As I've said many times, the "law of attraction" is a very dumbed down version of mystical awareness. As I wrote here:
Underlying this attractive idea is what mystics have been teaching for millennia. It is that all things reflect all other things. That it cannot be otherwise because we are, in fact, one with everything around us. This means that the people you meet are not "like" you ("like attracts like"). They are you.
What that means is that James Ray is me and I am James Ray. It profits me not at all to wag my finger and pass judgment on how his thoughts manifested his circumstances. As a mystical thinker, the question I must ponder is what James Ray and the tragedy he materially created, reflects in me. That doesn't make me, as an individual, a reckless, wannabe shaman who cooked people to death. I know for a fact that I am not. But it does mean that somewhere in me is some tiny piece that reflects that somehow. It could be a snippet of a past life. It could be some piece of childhood memory.
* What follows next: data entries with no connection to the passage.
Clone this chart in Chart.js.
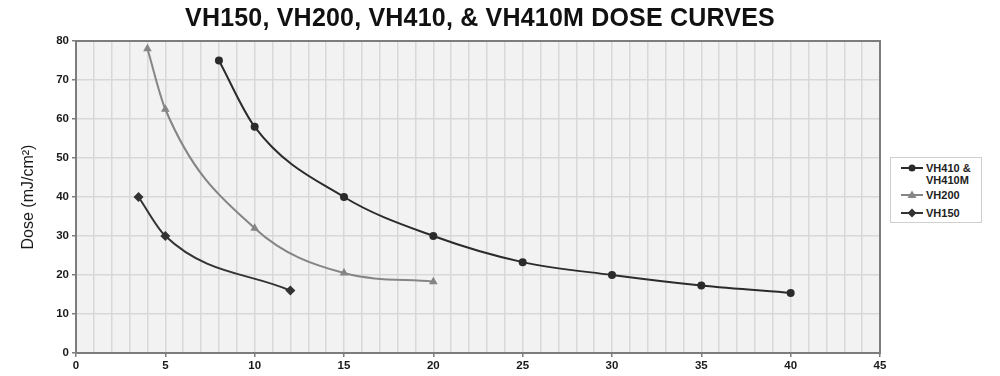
<!DOCTYPE html>
<html>
<head>
<meta charset="utf-8">
<script src="https://cdn.jsdelivr.net/npm/chart.js@4.4.1/dist/chart.umd.min.js"></script>
<style>
  html, body { margin: 0; padding: 0; background: #fff; }
  #wrap { position: relative; width: 1000px; height: 376px; }
  #title { position: absolute; left: 0; width: 960px; top: 2px; text-align: center; letter-spacing: 0.2px;
    font-family: "Liberation Sans", Arial, sans-serif; font-weight: bold; font-size: 25px; color: #111; line-height: 30px; }
  #legend { position: absolute; left: 890px; top: 157px; width: 90px; height: 64px; border: 1px solid #cfcfcf; background: #fff;
    font-family: "Liberation Sans", Arial, sans-serif; font-size: 11px; font-weight: bold; color: #222; }
  .item { position: absolute; left: 10px; display: flex; align-items: flex-start; }
  .item svg { flex: none; margin-right: 3px; }
  .item span { line-height: 12px; }
</style>
</head>
<body>
<div id="wrap">
  <canvas id="c" width="1000" height="376"></canvas>
  <div id="title">VH150, VH200, VH410, &amp; VH410M DOSE CURVES</div>
  <div id="legend"></div>
</div>
<script>
// ---- data ----
const seriesNames = ["VH410 & VH410M", "VH200", "VH150"];
const legendLines = [["VH410 &", "VH410M"], ["VH200"], ["VH150"]];
const vh410X = [8, 10, 15, 20, 25, 30, 35, 40];
const vh410Y = [75, 58, 40, 30, 23.3, 20, 17.3, 15.4];
const vh200X = [4, 5, 10, 15, 20];
const vh200Y = [78, 62.5, 32, 20.5, 18.3];
const vh150X = [3.5, 5, 12];
const vh150Y = [40, 30, 16];
const xTickLabels = [0, 5, 10, 15, 20, 25, 30, 35, 40, 45];
const yTickLabels = [0, 10, 20, 30, 40, 50, 60, 70, 80];
const yAxisTitle = "Dose (mJ/cm\u00B2)";

const pts = (xs, ys) => xs.map((x, i) => ({ x: x, y: ys[i] }));
const colors = ["#2b2b2b", "#858585", "#333333"];
const markers = ["circle", "triangle", "rectRot"];
const radii = [4, 5, 5];

const datasets = [
  { label: seriesNames[0], data: pts(vh410X, vh410Y) },
  { label: seriesNames[1], data: pts(vh200X, vh200Y) },
  { label: seriesNames[2], data: pts(vh150X, vh150Y) }
].map((d, i) => Object.assign(d, {
  showLine: true, cubicInterpolationMode: 'monotone', tension: 0.4,
  borderColor: colors[i], backgroundColor: colors[i],
  borderWidth: 2, pointStyle: markers[i], pointRadius: radii[i], pointHoverRadius: radii[i],
  pointBorderWidth: 0, fill: false
}));

const plotFrame = {
  id: 'plotFrame',
  beforeDraw(chart) {
    const a = chart.chartArea, ctx = chart.ctx;
    ctx.save(); ctx.fillStyle = '#f2f2f3';
    ctx.fillRect(a.left, a.top, a.right - a.left, a.bottom - a.top);
    ctx.restore();
  },
  beforeDatasetsDraw(chart) {
    const a = chart.chartArea, ctx = chart.ctx;
    ctx.save(); ctx.strokeStyle = '#7d7d7d'; ctx.lineWidth = 2;
    ctx.strokeRect(a.left, a.top, a.right - a.left, a.bottom - a.top);
    ctx.restore();
  }
};

const tickFont = { family: "'Liberation Sans', Arial, sans-serif", size: 11.5, weight: 'bold' };

new Chart(document.getElementById('c'), {
  type: 'scatter',
  data: { datasets: datasets },
  plugins: [plotFrame],
  options: {
    responsive: false, animation: false,
    layout: { padding: { top: 41, right: 120, left: 0, bottom: 0 } },
    plugins: { legend: { display: false }, tooltip: { enabled: false } },
    scales: {
      x: {
        type: 'linear', min: 0, max: 45,
        afterFit: s => { s.height = 23; },
        afterBuildTicks: s => { s.ticks = Array.from({ length: 46 }, (_, i) => ({ value: i })); },
        ticks: { autoSkip: false, maxRotation: 0, padding: 2, color: '#1a1a1a', font: tickFont,
          callback: v => xTickLabels.includes(v) ? String(v) : '' },
        grid: { color: '#d8d8d8', lineWidth: 1.5, tickLength: 4,
          tickColor: c => (c.tick && xTickLabels.includes(c.tick.value)) ? '#7d7d7d' : 'rgba(0,0,0,0)' },
        border: { color: '#7d7d7d', width: 2 }
      },
      y: {
        type: 'linear', min: 0, max: 80,
        afterFit: s => { s.width = 76; },
        afterBuildTicks: s => { s.ticks = yTickLabels.map(v => ({ value: v })); },
        ticks: { padding: 3, color: '#1a1a1a', font: tickFont },
        grid: { color: '#d8d8d8', lineWidth: 1.5, tickLength: 4, tickColor: '#7d7d7d' },
        border: { color: '#7d7d7d', width: 2 },
        title: { display: true, text: yAxisTitle, color: '#1a1a1a', padding: { top: 19, bottom: 0 },
          font: { family: "'Liberation Sans', Arial, sans-serif", size: 16 } }
      }
    }
  }
});

// legend (HTML)
const lg = document.getElementById('legend');
const tops = [4, 31, 49];
legendLines.forEach((lines, i) => {
  const it = document.createElement('div');
  it.className = 'item'; it.style.top = tops[i] + 'px';
  let mk = '';
  if (markers[i] === 'circle') mk = `<circle cx="11" cy="6" r="3.5" fill="${colors[i]}"/>`;
  if (markers[i] === 'triangle') mk = `<polygon points="11,1.5 15.5,9 6.5,9" fill="${colors[i]}"/>`;
  if (markers[i] === 'rectRot') mk = `<polygon points="11,1.5 15.5,6 11,10.5 6.5,6" fill="${colors[i]}"/>`;
  it.innerHTML = `<svg width="22" height="12"><line x1="0" y1="6" x2="22" y2="6" stroke="${colors[i]}" stroke-width="2"/>${mk}</svg><span>${lines.join('<br>')}</span>`;
  lg.appendChild(it);
});
</script>
</body>
</html>
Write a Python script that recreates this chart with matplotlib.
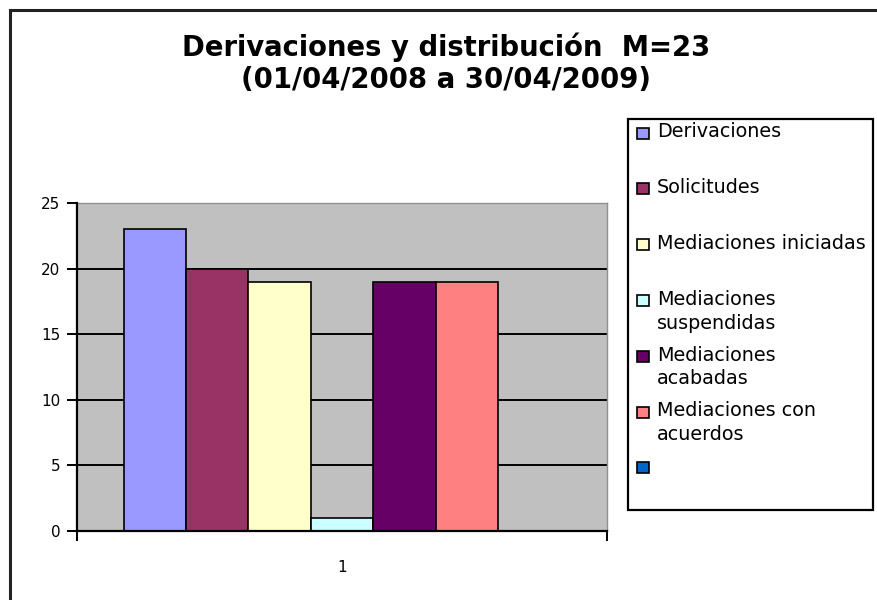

But somewhere, in me, is something that I haven't completed and that I need to forgive and release.
What strikes me as so odd in Landau's article is the implication that Ray's being on trial is something that "happened" to him. Somehow this mysterious turn of events might call into question her entire philosophical framework because someone who's made a career out of the law of attraction should maybe have better disciplined thoughts and feelings than that. But Ray didn't just "law of attract" a catastrophe. This wasn't a tornado or an earthquake. This is something he created through his own actions (and omissions). Whether our very earthly, human concept of justice is to be satisfied when the James Ray trial goes to verdict will be up to a jury of his peers.